It is called Preschool Program for Children with Disabilities (PPCD). Its goal is to provide early intervention and better prepare children age 3 to 5 for school. On my job as a substitute teacher’s aide, I sometimes spend a day in a PPCD class and afterward, I go home to recuperate. HA!
It was an exhausting day with half a dozen PPCD’ers. I did battle with a four-year-old girl, small for her age, who did not lack in sheer stubbornness. We did battle over her chair. I wanted her to sit in it; she didn’t. Her strategy was to straighten up her legs, refusing to bend at the knees. She put up a good fight, I’ll give her that.
Her counterpart was a boy who has a certain strategic way of stopping an adult who is standing in the way of what he wants. Although I got a sore foot when he stood on it, he didn’t get to play with the Ipad.
Another child was doing great at playing with blocks until he came down with a case of boredom.

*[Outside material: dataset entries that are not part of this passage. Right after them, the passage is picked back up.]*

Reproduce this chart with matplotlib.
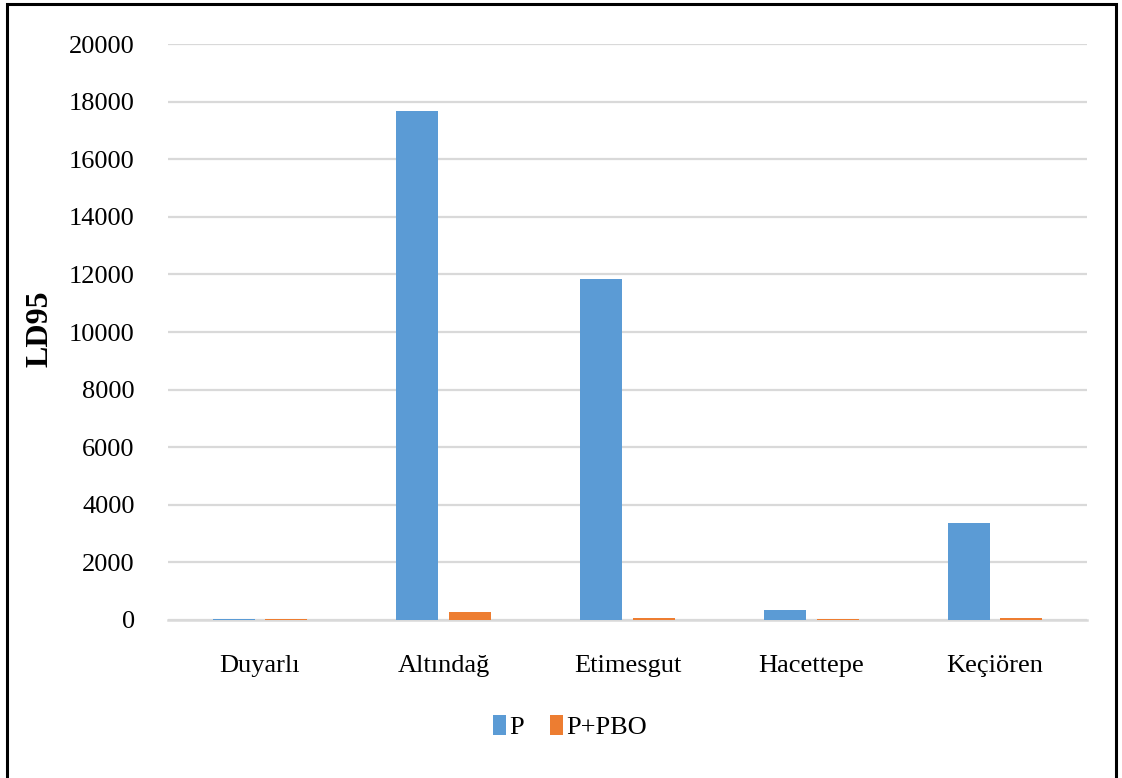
import matplotlib.pyplot as plt
import numpy as np
from matplotlib.patches import Rectangle

plt.rcParams['font.family'] = ['Liberation Serif', 'DejaVu Serif']

districts = ["Duyarlı", "Altındağ", "Etimesgut", "Hacettepe", "Keçiören"]
ld95_p = [50, 17680, 11850, 360, 3360]
ld95_p_pbo = [35, 270, 80, 40, 80]
yticks = list(range(0, 20001, 2000))

blue = "#5B9BD5"
orange = "#ED7D31"

fig = plt.figure(figsize=(11.22, 7.78), dpi=100)
ax = fig.add_axes([0.1497, 0.2031, 0.8191, 0.7403])

x = np.arange(len(districts))
w = 0.228
ax.bar(x - 0.143, ld95_p, w, color=blue, label="P", zorder=3)
ax.bar(x + 0.143, ld95_p_pbo, w, color=orange, label="P+PBO", zorder=3)

ax.set_xlim(-0.5, len(districts) - 0.5)
ax.set_ylim(0, 20000)
ax.set_yticks(yticks)
ax.set_yticklabels([str(t) for t in yticks], fontsize=19)
ax.set_xticks(x)
ax.set_xticklabels(districts, fontsize=19)
ax.tick_params(axis='both', length=0)
ax.tick_params(axis='y', pad=24)
ax.tick_params(axis='x', pad=25)
ax.grid(axis='y', color='#D9D9D9', linewidth=1.6, zorder=0)
for side in ['top', 'right', 'left']:
    ax.spines[side].set_visible(False)
ax.spines['bottom'].set_color('#D9D9D9')
ax.spines['bottom'].set_linewidth(1.8)

fig.text(0.036, 0.577, "LD95", rotation=90, fontsize=23, fontweight='bold',
         ha='center', va='center')

fig.legend(loc='center', bbox_to_anchor=(0.508, 0.066), ncol=2, frameon=False,
           fontsize=19, handlelength=0.5, handleheight=0.8, handletextpad=0.1,
           columnspacing=1.0)

# outer frame
fig.patches.append(Rectangle((0.0065, -0.01), 0.9885, 1.005, transform=fig.transFigure,
                             fill=False, edgecolor='black', linewidth=2.2))

fig.savefig("out.png", dpi=100)
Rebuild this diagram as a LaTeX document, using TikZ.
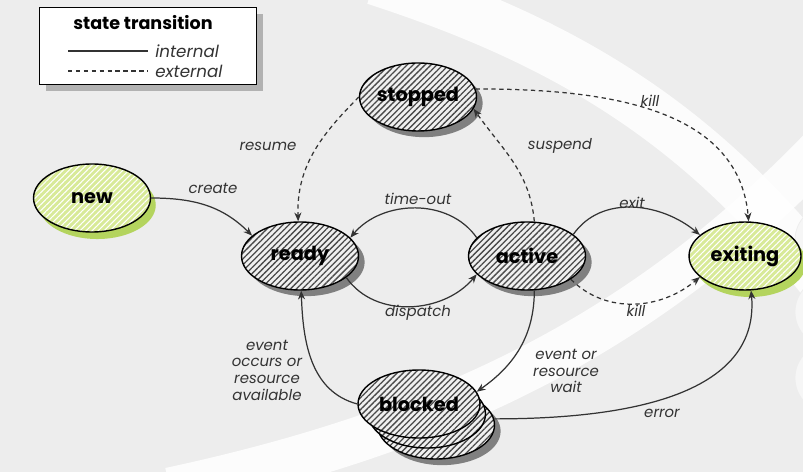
\documentclass[tikz,border=0pt]{standalone}
\usepackage{fontspec}
\setmainfont{Poppins}
\usetikzlibrary{shapes, arrows.meta, shadows, calc, positioning, patterns.meta}
\definecolor{slidegrey}{HTML}{EDEDED}
\definecolor{hatchgrey}{HTML}{4A4A4A}
\definecolor{statelime}{HTML}{D8EA98}
\definecolor{limeshadow}{HTML}{B4D45E}
\definecolor{inkgrey}{HTML}{333333}
\tikzset{blob/.style={draw, ellipse, line width=0.8pt, minimum width=2.34cm, minimum height=1.36cm, inner sep=0pt, font=\fontsize{11}{13}\selectfont\bfseries}}
\tikzset{hatched/.style={blob, preaction={fill=white!94!black}, pattern={Lines[angle=45, distance=2.4pt, line width=0.75pt]}, pattern color=hatchgrey}}
\tikzset{state/.style={blob, drop shadow={shadow xshift=3.5pt, shadow yshift=-3.5pt, fill=black!50, opacity=1}, preaction={fill=white!94!black}, pattern={Lines[angle=45, distance=2.4pt, line width=0.75pt]}, pattern color=hatchgrey}}
\tikzset{gstate/.style={blob, drop shadow={shadow xshift=3pt, shadow yshift=-4pt, fill=limeshadow, opacity=1}, preaction={fill=statelime}, pattern={Lines[angle=45, distance=2.4pt, line width=0.6pt]}, pattern color=white}}
\tikzset{edge/.style={color=inkgrey, line width=0.7pt, -{Stealth[length=5pt, width=4pt]}}}
\tikzset{xedge/.style={edge, dash pattern=on 2.5pt off 2pt}}
\tikzset{lbl/.style={font=\fontsize{8.5}{9.5}\selectfont\itshape, text=inkgrey, align=center, inner sep=1pt}}

\begin{document}
\begin{tikzpicture}[x=0.02cm, y=-0.02cm]
        \useasboundingbox (0,0) rectangle (803,472);
        \fill[slidegrey] (0,0) rectangle (803,472);
        \begin{scope}
        \clip (0,0) rectangle (803,472);
        \draw[white, line width=1.0cm, opacity=.85] (375,-20) .. controls (560,40) and (700,120) .. (830,290);
        \draw[white, line width=0.9cm, opacity=.85] (170,490) .. controls (450,430) and (650,330) .. (830,140);
        \foreach \cy in {240, 312, 378}
            \draw[black!7, fill=white!50!slidegrey] (830,\cy) circle (0.7cm);
        \end{scope}

        % legend
        \node[draw, fill=white, line width=0.8pt, minimum width=4.34cm, minimum height=1.54cm, drop shadow={shadow xshift=3.5pt, shadow yshift=-3.5pt, fill=black!30, opacity=1}] (legend) at (148,46) {};
        \node[font=\fontsize{10}{12}\selectfont\bfseries] (ltitle) at (143,23) {state transition};
        \coordinate (li1) at (68,51);
        \coordinate (li2) at (148,51);
        \coordinate (le1) at (68,71);
        \coordinate (le2) at (148,71);
        \draw[inkgrey, line width=0.7pt] (li1) -- (li2);
        \draw[inkgrey, line width=0.7pt, dash pattern=on 2.5pt off 2pt] (le1) -- (le2);
        \node[lbl, anchor=west, xshift=3pt, font=\fontsize{9.5}{11}\selectfont\itshape] (linternal) at (li2) {internal};
        \node[lbl, anchor=west, xshift=3pt, font=\fontsize{9.5}{11}\selectfont\itshape] (lexternal) at (le2) {external};

        % states
        \node[gstate] (new) at (92,198) {new};
        \node[state] (stopped) at (418,97) {stopped};
        \node[state] (ready) at (300,256) {ready};
        \node[state] (active) at (527,256) {active};
        \node[gstate, minimum width=2.24cm] (exiting) at (745,256) {exiting};
        \node[state] (blocked3) at (436,425) {};
        \node[hatched] (blocked2) at (427,414) {};
        \node[hatched, minimum width=2.44cm] (blocked) at (419,404) {blocked};

        % transitions
        \draw [edge] (new.east) to [out=0, in=135] (ready.157);
        \draw [edge] (active.160) to [out=125, in=50] (ready.20);
        \draw [edge] (ready.-25) to [out=-55, in=-130] (active.-160);
        \draw [edge] (active.25) to [out=55, in=140] (exiting.155);
        \draw [xedge] (stopped.180) to [out=225, in=92] (ready.93);
        \draw [xedge] (active.78) to [out=95, in=-55] (stopped.-12);
        \draw [xedge] (stopped.8) to [out=0, in=95] (exiting.84);
        \draw [xedge] (active.-28) to [out=-45, in=-140] (exiting.-155);
        \draw [edge] (blocked.west) to [out=165, in=-88] (ready.-88);
        \draw [edge] (active.-78) to [out=-90, in=35] (blocked.12);
        \draw [edge] (blocked3.6) to [out=0, in=-85] (exiting.-80);

        % labels
        \node[lbl] (lcreate) at (213,188) {create};
        \node[lbl] (ltimeout) at (418,199) {time-out};
        \node[lbl] (ldispatch) at (418,313) {dispatch};
        \node[lbl] (lresume) at (268,146) {resume};
        \node[lbl] (lsuspend) at (560,146) {suspend};
        \node[lbl] (lkilltop) at (650,101) {kill};
        \node[lbl] (lexit) at (632,203) {exit};
        \node[lbl] (lkillbot) at (636,311) {kill};
        \node[lbl] (loccurs) at (267,370) {event\\occurs or\\resource\\available};
        \node[lbl] (lwait) at (566,371) {event or\\resource\\wait};
        \node[lbl] (lerror) at (662,413) {error};
    \end{tikzpicture}
\end{document}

He attempted to duck out of the workstation and I caught him. He took advantage of my sitting in a grown-up chair with rollers. While trying to keep him from running off, he used his legs to scoot us both going in reverse across the room. The teacher intervened and with two against one, he went back to the blocks.
Now there was an older girl in the class who seldom said a word. Sometimes she was wearing a slight frown or a slight smile. When in the play area, she sometimes preferred my lap to sit on than the floor. It was okay with me. It beat her stepping on my foot. What I remember most about her is she liked to give back massages. After the battles with her classmates, I was utterly delighted that she gave me one. I hated telling her to go back to a workstation because she gave a terrific massage.